- _COLLECTED MATERIAL_:
»»

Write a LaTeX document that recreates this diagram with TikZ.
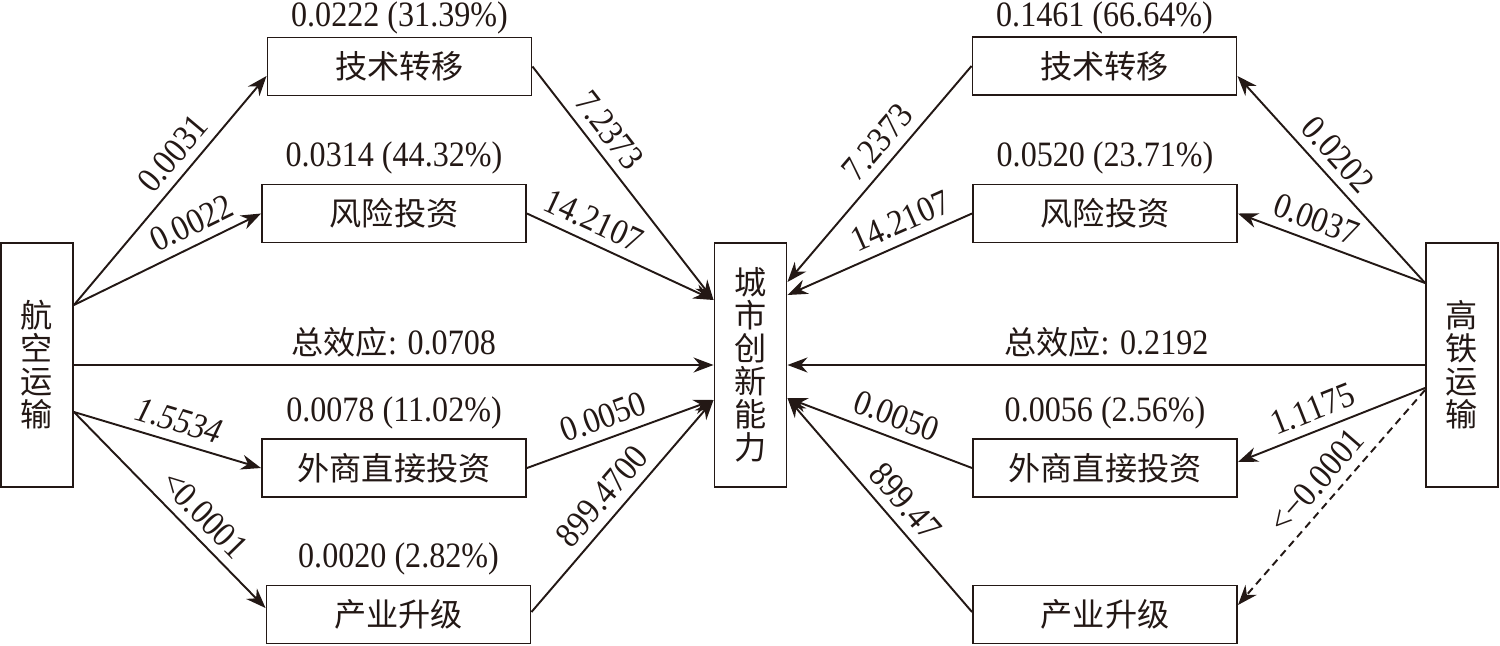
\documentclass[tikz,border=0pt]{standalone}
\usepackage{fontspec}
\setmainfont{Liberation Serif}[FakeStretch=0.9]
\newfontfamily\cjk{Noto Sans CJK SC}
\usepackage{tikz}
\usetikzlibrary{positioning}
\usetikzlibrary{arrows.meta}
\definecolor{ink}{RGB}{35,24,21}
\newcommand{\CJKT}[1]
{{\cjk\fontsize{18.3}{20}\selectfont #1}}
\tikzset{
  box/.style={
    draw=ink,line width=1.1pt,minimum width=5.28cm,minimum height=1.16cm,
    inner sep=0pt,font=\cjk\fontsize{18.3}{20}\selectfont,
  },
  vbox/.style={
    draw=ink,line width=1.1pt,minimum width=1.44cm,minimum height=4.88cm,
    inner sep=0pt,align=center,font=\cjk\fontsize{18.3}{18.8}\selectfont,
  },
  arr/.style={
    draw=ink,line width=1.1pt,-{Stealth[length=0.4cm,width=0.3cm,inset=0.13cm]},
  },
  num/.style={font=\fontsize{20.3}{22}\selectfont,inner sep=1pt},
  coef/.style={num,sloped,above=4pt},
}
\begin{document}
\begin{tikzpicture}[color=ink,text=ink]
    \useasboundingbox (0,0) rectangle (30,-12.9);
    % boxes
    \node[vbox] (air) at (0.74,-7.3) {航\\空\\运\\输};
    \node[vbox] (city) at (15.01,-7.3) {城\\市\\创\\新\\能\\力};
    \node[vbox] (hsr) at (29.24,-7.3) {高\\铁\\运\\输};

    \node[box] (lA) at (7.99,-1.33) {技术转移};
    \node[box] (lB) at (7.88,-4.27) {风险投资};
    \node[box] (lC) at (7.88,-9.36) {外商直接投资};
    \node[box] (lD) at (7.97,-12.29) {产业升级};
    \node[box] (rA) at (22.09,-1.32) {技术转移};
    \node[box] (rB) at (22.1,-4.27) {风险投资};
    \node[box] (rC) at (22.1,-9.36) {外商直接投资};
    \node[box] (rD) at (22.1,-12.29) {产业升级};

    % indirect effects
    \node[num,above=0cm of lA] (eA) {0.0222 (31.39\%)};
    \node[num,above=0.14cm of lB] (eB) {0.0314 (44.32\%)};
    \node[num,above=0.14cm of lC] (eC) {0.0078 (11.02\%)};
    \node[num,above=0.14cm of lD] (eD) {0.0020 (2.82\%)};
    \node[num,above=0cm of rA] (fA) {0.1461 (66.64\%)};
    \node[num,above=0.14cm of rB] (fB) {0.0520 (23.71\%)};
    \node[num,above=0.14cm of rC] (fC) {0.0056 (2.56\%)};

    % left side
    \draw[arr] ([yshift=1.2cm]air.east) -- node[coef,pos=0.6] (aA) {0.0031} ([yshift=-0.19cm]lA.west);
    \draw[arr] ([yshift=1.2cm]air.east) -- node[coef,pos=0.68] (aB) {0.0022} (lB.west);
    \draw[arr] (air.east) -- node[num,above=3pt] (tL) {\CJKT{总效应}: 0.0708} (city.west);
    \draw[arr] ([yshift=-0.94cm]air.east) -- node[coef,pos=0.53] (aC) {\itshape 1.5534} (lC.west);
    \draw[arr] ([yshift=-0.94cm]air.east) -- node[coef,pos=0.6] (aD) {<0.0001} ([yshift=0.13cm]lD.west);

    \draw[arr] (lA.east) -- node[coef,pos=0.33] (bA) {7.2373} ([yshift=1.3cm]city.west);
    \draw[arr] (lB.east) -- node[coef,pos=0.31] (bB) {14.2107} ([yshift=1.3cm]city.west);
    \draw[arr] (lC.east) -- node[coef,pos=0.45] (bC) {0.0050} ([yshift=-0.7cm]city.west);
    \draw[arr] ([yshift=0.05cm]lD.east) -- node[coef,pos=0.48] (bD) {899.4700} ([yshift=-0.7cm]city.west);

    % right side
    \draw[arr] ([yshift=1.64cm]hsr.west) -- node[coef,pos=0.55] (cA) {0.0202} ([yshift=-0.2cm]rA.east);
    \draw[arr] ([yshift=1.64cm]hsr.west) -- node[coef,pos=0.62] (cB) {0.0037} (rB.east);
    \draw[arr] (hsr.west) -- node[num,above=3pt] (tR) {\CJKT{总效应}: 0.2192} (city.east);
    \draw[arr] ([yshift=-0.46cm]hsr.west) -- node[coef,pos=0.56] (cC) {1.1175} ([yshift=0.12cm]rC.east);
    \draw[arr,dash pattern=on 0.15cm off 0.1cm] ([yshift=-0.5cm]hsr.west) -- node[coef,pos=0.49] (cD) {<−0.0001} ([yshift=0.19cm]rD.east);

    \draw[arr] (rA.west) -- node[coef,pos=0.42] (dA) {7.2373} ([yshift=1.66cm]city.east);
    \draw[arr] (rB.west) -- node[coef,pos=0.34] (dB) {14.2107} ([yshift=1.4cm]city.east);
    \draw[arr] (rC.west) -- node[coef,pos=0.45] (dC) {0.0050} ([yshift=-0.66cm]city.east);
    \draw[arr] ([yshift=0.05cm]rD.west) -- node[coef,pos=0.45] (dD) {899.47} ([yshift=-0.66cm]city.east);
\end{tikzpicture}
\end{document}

««

Repeat, word for word and with no pictures, only the lines running from the beginning of the data to the line that contains "of rC] (fC)".

- _EXPECTED OUTPUT_:
Write a LaTeX document that recreates this diagram with TikZ.
\documentclass[tikz,border=0pt]{standalone}
\usepackage{fontspec}
\setmainfont{Liberation Serif}[FakeStretch=0.9]
\newfontfamily\cjk{Noto Sans CJK SC}
\usepackage{tikz}
\usetikzlibrary{positioning}
\usetikzlibrary{arrows.meta}
\definecolor{ink}{RGB}{35,24,21}
\newcommand{\CJKT}[1]
{{\cjk\fontsize{18.3}{20}\selectfont #1}}
\tikzset{
  box/.style={
    draw=ink,line width=1.1pt,minimum width=5.28cm,minimum height=1.16cm,
    inner sep=0pt,font=\cjk\fontsize{18.3}{20}\selectfont,
  },
  vbox/.style={
    draw=ink,line width=1.1pt,minimum width=1.44cm,minimum height=4.88cm,
    inner sep=0pt,align=center,font=\cjk\fontsize{18.3}{18.8}\selectfont,
  },
  arr/.style={
    draw=ink,line width=1.1pt,-{Stealth[length=0.4cm,width=0.3cm,inset=0.13cm]},
  },
  num/.style={font=\fontsize{20.3}{22}\selectfont,inner sep=1pt},
  coef/.style={num,sloped,above=4pt},
}
\begin{document}
\begin{tikzpicture}[color=ink,text=ink]
    \useasboundingbox (0,0) rectangle (30,-12.9);
    % boxes
    \node[vbox] (air) at (0.74,-7.3) {航\\空\\运\\输};
    \node[vbox] (city) at (15.01,-7.3) {城\\市\\创\\新\\能\\力};
    \node[vbox] (hsr) at (29.24,-7.3) {高\\铁\\运\\输};

    \node[box] (lA) at (7.99,-1.33) {技术转移};
    \node[box] (lB) at (7.88,-4.27) {风险投资};
    \node[box] (lC) at (7.88,-9.36) {外商直接投资};
    \node[box] (lD) at (7.97,-12.29) {产业升级};
    \node[box] (rA) at (22.09,-1.32) {技术转移};
    \node[box] (rB) at (22.1,-4.27) {风险投资};
    \node[box] (rC) at (22.1,-9.36) {外商直接投资};
    \node[box] (rD) at (22.1,-12.29) {产业升级};

    % indirect effects
    \node[num,above=0cm of lA] (eA) {0.0222 (31.39\%)};
    \node[num,above=0.14cm of lB] (eB) {0.0314 (44.32\%)};
    \node[num,above=0.14cm of lC] (eC) {0.0078 (11.02\%)};
    \node[num,above=0.14cm of lD] (eD) {0.0020 (2.82\%)};
    \node[num,above=0cm of rA] (fA) {0.1461 (66.64\%)};
    \node[num,above=0.14cm of rB] (fB) {0.0520 (23.71\%)};
    \node[num,above=0.14cm of rC] (fC) {0.0056 (2.56\%)};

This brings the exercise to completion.